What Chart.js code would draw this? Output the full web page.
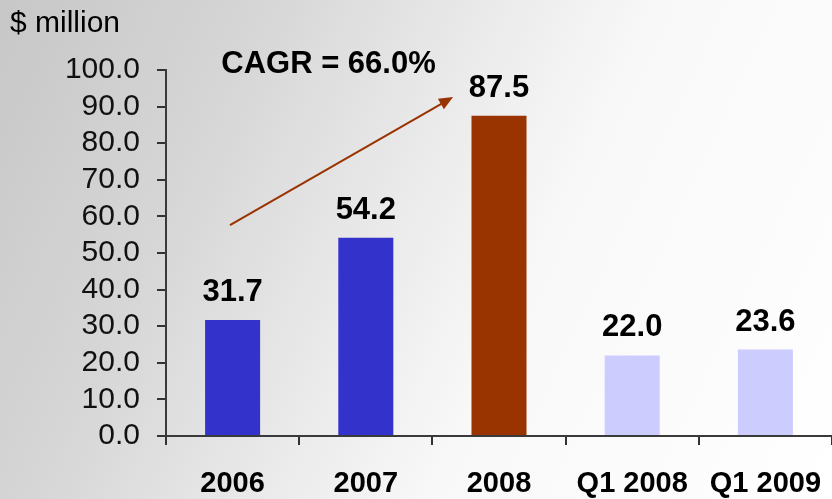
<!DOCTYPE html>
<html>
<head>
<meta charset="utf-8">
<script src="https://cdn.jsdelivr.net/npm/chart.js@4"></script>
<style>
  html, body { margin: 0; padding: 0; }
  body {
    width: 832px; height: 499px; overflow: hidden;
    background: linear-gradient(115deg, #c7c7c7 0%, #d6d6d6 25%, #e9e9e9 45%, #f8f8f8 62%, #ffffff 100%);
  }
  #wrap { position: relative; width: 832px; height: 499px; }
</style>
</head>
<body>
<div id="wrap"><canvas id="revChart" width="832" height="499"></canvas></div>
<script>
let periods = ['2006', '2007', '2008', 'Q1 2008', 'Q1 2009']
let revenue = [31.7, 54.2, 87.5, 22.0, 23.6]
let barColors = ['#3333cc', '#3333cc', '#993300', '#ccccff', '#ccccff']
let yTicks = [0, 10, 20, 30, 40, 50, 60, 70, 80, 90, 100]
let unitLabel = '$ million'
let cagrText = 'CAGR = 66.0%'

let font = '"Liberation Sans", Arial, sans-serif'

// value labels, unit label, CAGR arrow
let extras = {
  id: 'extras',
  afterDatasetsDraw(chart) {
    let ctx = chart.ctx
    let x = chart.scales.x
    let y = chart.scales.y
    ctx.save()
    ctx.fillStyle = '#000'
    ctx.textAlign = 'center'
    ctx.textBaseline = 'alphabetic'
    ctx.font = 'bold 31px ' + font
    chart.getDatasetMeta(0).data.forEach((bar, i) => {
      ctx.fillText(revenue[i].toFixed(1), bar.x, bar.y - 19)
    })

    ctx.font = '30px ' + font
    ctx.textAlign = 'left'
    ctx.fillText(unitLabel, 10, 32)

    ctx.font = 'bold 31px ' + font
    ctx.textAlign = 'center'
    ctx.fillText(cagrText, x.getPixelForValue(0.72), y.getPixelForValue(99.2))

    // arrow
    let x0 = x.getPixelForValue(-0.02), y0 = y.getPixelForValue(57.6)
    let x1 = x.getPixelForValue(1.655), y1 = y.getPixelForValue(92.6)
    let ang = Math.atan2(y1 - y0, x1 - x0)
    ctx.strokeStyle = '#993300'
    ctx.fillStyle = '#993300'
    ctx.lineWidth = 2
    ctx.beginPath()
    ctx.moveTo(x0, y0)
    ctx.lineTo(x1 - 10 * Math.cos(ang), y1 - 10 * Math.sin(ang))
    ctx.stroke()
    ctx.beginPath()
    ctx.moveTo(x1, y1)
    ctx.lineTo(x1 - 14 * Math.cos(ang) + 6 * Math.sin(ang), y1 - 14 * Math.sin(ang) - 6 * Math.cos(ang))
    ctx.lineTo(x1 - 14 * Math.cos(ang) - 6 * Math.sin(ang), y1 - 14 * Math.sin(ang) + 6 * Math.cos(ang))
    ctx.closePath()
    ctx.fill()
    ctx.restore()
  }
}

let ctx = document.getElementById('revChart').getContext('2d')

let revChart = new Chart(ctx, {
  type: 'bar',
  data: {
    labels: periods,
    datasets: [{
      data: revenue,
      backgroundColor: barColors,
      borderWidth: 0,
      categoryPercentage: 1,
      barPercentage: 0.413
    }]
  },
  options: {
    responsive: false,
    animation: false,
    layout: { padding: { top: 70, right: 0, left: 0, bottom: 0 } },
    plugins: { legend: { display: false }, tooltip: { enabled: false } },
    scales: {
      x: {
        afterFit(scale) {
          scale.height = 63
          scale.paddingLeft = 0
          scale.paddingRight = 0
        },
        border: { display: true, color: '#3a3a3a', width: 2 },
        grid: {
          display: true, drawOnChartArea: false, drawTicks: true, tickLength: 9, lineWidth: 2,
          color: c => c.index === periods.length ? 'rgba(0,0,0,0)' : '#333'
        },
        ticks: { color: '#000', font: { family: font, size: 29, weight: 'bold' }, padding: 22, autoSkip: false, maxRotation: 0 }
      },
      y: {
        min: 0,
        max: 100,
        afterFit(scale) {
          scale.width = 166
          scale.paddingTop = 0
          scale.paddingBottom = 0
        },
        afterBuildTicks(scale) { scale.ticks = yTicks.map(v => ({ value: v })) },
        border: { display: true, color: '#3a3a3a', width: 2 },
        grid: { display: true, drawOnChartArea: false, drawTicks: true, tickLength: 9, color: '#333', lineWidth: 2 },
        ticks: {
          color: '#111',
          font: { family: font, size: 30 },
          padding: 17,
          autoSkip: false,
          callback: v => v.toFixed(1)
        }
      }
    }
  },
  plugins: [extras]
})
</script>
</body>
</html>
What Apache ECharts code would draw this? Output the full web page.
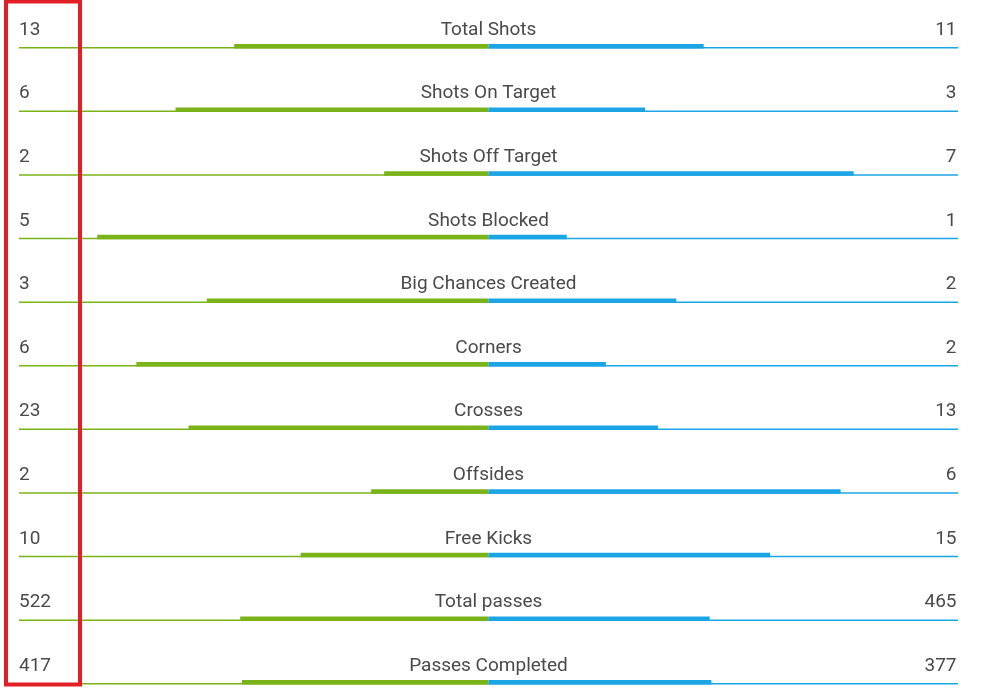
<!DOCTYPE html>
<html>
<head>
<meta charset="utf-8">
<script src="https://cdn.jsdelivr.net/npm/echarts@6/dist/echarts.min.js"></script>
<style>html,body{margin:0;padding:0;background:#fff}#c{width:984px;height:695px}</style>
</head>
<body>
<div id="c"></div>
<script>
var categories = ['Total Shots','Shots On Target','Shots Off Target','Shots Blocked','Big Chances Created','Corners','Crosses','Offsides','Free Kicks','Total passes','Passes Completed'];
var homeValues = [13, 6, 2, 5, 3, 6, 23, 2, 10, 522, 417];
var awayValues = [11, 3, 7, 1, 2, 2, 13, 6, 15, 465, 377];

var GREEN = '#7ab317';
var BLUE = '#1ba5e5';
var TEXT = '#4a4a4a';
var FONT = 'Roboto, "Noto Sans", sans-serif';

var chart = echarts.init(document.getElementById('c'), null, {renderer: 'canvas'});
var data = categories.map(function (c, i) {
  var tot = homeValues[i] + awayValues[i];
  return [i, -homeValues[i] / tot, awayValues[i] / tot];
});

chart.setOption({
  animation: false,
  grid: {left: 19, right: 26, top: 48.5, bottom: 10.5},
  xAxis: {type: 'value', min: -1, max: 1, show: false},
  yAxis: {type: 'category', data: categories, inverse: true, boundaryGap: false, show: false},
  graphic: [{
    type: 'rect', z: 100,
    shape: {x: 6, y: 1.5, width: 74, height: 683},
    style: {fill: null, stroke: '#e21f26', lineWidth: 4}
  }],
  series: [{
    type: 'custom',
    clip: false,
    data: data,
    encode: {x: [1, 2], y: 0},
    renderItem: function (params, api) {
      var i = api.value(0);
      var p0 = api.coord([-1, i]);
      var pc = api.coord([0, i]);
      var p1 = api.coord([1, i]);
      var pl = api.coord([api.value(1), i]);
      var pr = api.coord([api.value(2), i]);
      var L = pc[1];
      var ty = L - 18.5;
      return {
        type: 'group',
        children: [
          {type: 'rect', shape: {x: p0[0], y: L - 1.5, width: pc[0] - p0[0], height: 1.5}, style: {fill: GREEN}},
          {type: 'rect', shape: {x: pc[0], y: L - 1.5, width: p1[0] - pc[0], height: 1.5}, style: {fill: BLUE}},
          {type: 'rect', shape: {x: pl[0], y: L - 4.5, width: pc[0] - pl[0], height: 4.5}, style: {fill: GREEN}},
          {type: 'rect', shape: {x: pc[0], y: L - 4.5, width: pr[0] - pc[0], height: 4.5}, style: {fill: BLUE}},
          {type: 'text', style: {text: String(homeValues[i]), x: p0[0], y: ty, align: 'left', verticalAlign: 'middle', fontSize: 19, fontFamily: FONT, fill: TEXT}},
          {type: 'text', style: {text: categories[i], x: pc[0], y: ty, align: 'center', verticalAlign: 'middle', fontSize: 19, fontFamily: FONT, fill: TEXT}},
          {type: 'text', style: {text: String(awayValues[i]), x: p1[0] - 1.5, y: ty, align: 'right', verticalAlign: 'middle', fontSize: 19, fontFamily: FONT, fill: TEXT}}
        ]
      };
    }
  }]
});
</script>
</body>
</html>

────────────────────────────────────────

- TO BE DONE
Go through the entries above and output them exactly, without pictures.

- RESULT OF THE EXERCISE
What Chart.js code would draw this? Output the full web page.
<!DOCTYPE html>
<html>
<head>
<meta charset="utf-8">
<script src="https://cdn.jsdelivr.net/npm/chart.js@4"></script>
<style>
  html, body { margin: 0; padding: 0; }
  body {
    width: 832px; height: 499px; overflow: hidden;
    background: linear-gradient(115deg, #c7c7c7 0%, #d6d6d6 25%, #e9e9e9 45%, #f8f8f8 62%, #ffffff 100%);
  }
  #wrap { position: relative; width: 832px; height: 499px; }
</style>
</head>
<body>
<div id="wrap"><canvas id="revChart" width="832" height="499"></canvas></div>
<script>
let periods = ['2006', '2007', '2008', 'Q1 2008', 'Q1 2009']
let revenue = [31.7, 54.2, 87.5, 22.0, 23.6]
let barColors = ['#3333cc', '#3333cc', '#993300', '#ccccff', '#ccccff']
let yTicks = [0, 10, 20, 30, 40, 50, 60, 70, 80, 90, 100]
let unitLabel = '$ million'
let cagrText = 'CAGR = 66.0%'

let font = '"Liberation Sans", Arial, sans-serif'

// value labels, unit label, CAGR arrow
let extras = {
  id: 'extras',
  afterDatasetsDraw(chart) {
    let ctx = chart.ctx
    let x = chart.scales.x
    let y = chart.scales.y
    ctx.save()
    ctx.fillStyle = '#000'
    ctx.textAlign = 'center'
    ctx.textBaseline = 'alphabetic'
    ctx.font = 'bold 31px ' + font
    chart.getDatasetMeta(0).data.forEach((bar, i) => {
      ctx.fillText(revenue[i].toFixed(1), bar.x, bar.y - 19)
    })

    ctx.font = '30px ' + font
    ctx.textAlign = 'left'
    ctx.fillText(unitLabel, 10, 32)

    ctx.font = 'bold 31px ' + font
    ctx.textAlign = 'center'
    ctx.fillText(cagrText, x.getPixelForValue(0.72), y.getPixelForValue(99.2))

    // arrow
    let x0 = x.getPixelForValue(-0.02), y0 = y.getPixelForValue(57.6)
    let x1 = x.getPixelForValue(1.655), y1 = y.getPixelForValue(92.6)
    let ang = Math.atan2(y1 - y0, x1 - x0)
    ctx.strokeStyle = '#993300'
    ctx.fillStyle = '#993300'
    ctx.lineWidth = 2
    ctx.beginPath()
    ctx.moveTo(x0, y0)
    ctx.lineTo(x1 - 10 * Math.cos(ang), y1 - 10 * Math.sin(ang))
    ctx.stroke()
    ctx.beginPath()
    ctx.moveTo(x1, y1)
    ctx.lineTo(x1 - 14 * Math.cos(ang) + 6 * Math.sin(ang), y1 - 14 * Math.sin(ang) - 6 * Math.cos(ang))
    ctx.lineTo(x1 - 14 * Math.cos(ang) - 6 * Math.sin(ang), y1 - 14 * Math.sin(ang) + 6 * Math.cos(ang))
    ctx.closePath()
    ctx.fill()
    ctx.restore()
  }
}

let ctx = document.getElementById('revChart').getContext('2d')

let revChart = new Chart(ctx, {
  type: 'bar',
  data: {
    labels: periods,
    datasets: [{
      data: revenue,
      backgroundColor: barColors,
      borderWidth: 0,
      categoryPercentage: 1,
      barPercentage: 0.413
    }]
  },
  options: {
    responsive: false,
    animation: false,
    layout: { padding: { top: 70, right: 0, left: 0, bottom: 0 } },
    plugins: { legend: { display: false }, tooltip: { enabled: false } },
    scales: {
      x: {
        afterFit(scale) {
          scale.height = 63
          scale.paddingLeft = 0
          scale.paddingRight = 0
        },
        border: { display: true, color: '#3a3a3a', width: 2 },
        grid: {
          display: true, drawOnChartArea: false, drawTicks: true, tickLength: 9, lineWidth: 2,
          color: c => c.index === periods.length ? 'rgba(0,0,0,0)' : '#333'
        },
        ticks: { color: '#000', font: { family: font, size: 29, weight: 'bold' }, padding: 22, autoSkip: false, maxRotation: 0 }
      },
      y: {
        min: 0,
        max: 100,
        afterFit(scale) {
          scale.width = 166
          scale.paddingTop = 0
          scale.paddingBottom = 0
        },
        afterBuildTicks(scale) { scale.ticks = yTicks.map(v => ({ value: v })) },
        border: { display: true, color: '#3a3a3a', width: 2 },
        grid: { display: true, drawOnChartArea: false, drawTicks: true, tickLength: 9, color: '#333', lineWidth: 2 },
        ticks: {
          color: '#111',
          font: { family: font, size: 30 },
          padding: 17,
          autoSkip: false,
          callback: v => v.toFixed(1)
        }
      }
    }
  },
  plugins: [extras]
})
</script>
</body>
</html>
What Apache ECharts code would draw this? Output the full web page.
<!DOCTYPE html>
<html>
<head>
<meta charset="utf-8">
<script src="https://cdn.jsdelivr.net/npm/echarts@6/dist/echarts.min.js"></script>
<style>html,body{margin:0;padding:0;background:#fff}#c{width:984px;height:695px}</style>
</head>
<body>
<div id="c"></div>
<script>
var categories = ['Total Shots','Shots On Target','Shots Off Target','Shots Blocked','Big Chances Created','Corners','Crosses','Offsides','Free Kicks','Total passes','Passes Completed'];
var homeValues = [13, 6, 2, 5, 3, 6, 23, 2, 10, 522, 417];
var awayValues = [11, 3, 7, 1, 2, 2, 13, 6, 15, 465, 377];

var GREEN = '#7ab317';
var BLUE = '#1ba5e5';
var TEXT = '#4a4a4a';
var FONT = 'Roboto, "Noto Sans", sans-serif';

var chart = echarts.init(document.getElementById('c'), null, {renderer: 'canvas'});
var data = categories.map(function (c, i) {
  var tot = homeValues[i] + awayValues[i];
  return [i, -homeValues[i] / tot, awayValues[i] / tot];
});

chart.setOption({
  animation: false,
  grid: {left: 19, right: 26, top: 48.5, bottom: 10.5},
  xAxis: {type: 'value', min: -1, max: 1, show: false},
  yAxis: {type: 'category', data: categories, inverse: true, boundaryGap: false, show: false},
  graphic: [{
    type: 'rect', z: 100,
    shape: {x: 6, y: 1.5, width: 74, height: 683},
    style: {fill: null, stroke: '#e21f26', lineWidth: 4}
  }],
  series: [{
    type: 'custom',
    clip: false,
    data: data,
    encode: {x: [1, 2], y: 0},
    renderItem: function (params, api) {
      var i = api.value(0);
      var p0 = api.coord([-1, i]);
      var pc = api.coord([0, i]);
      var p1 = api.coord([1, i]);
      var pl = api.coord([api.value(1), i]);
      var pr = api.coord([api.value(2), i]);
      var L = pc[1];
      var ty = L - 18.5;
      return {
        type: 'group',
        children: [
          {type: 'rect', shape: {x: p0[0], y: L - 1.5, width: pc[0] - p0[0], height: 1.5}, style: {fill: GREEN}},
          {type: 'rect', shape: {x: pc[0], y: L - 1.5, width: p1[0] - pc[0], height: 1.5}, style: {fill: BLUE}},
          {type: 'rect', shape: {x: pl[0], y: L - 4.5, width: pc[0] - pl[0], height: 4.5}, style: {fill: GREEN}},
          {type: 'rect', shape: {x: pc[0], y: L - 4.5, width: pr[0] - pc[0], height: 4.5}, style: {fill: BLUE}},
          {type: 'text', style: {text: String(homeValues[i]), x: p0[0], y: ty, align: 'left', verticalAlign: 'middle', fontSize: 19, fontFamily: FONT, fill: TEXT}},
          {type: 'text', style: {text: categories[i], x: pc[0], y: ty, align: 'center', verticalAlign: 'middle', fontSize: 19, fontFamily: FONT, fill: TEXT}},
          {type: 'text', style: {text: String(awayValues[i]), x: p1[0] - 1.5, y: ty, align: 'right', verticalAlign: 'middle', fontSize: 19, fontFamily: FONT, fill: TEXT}}
        ]
      };
    }
  }]
});
</script>
</body>
</html>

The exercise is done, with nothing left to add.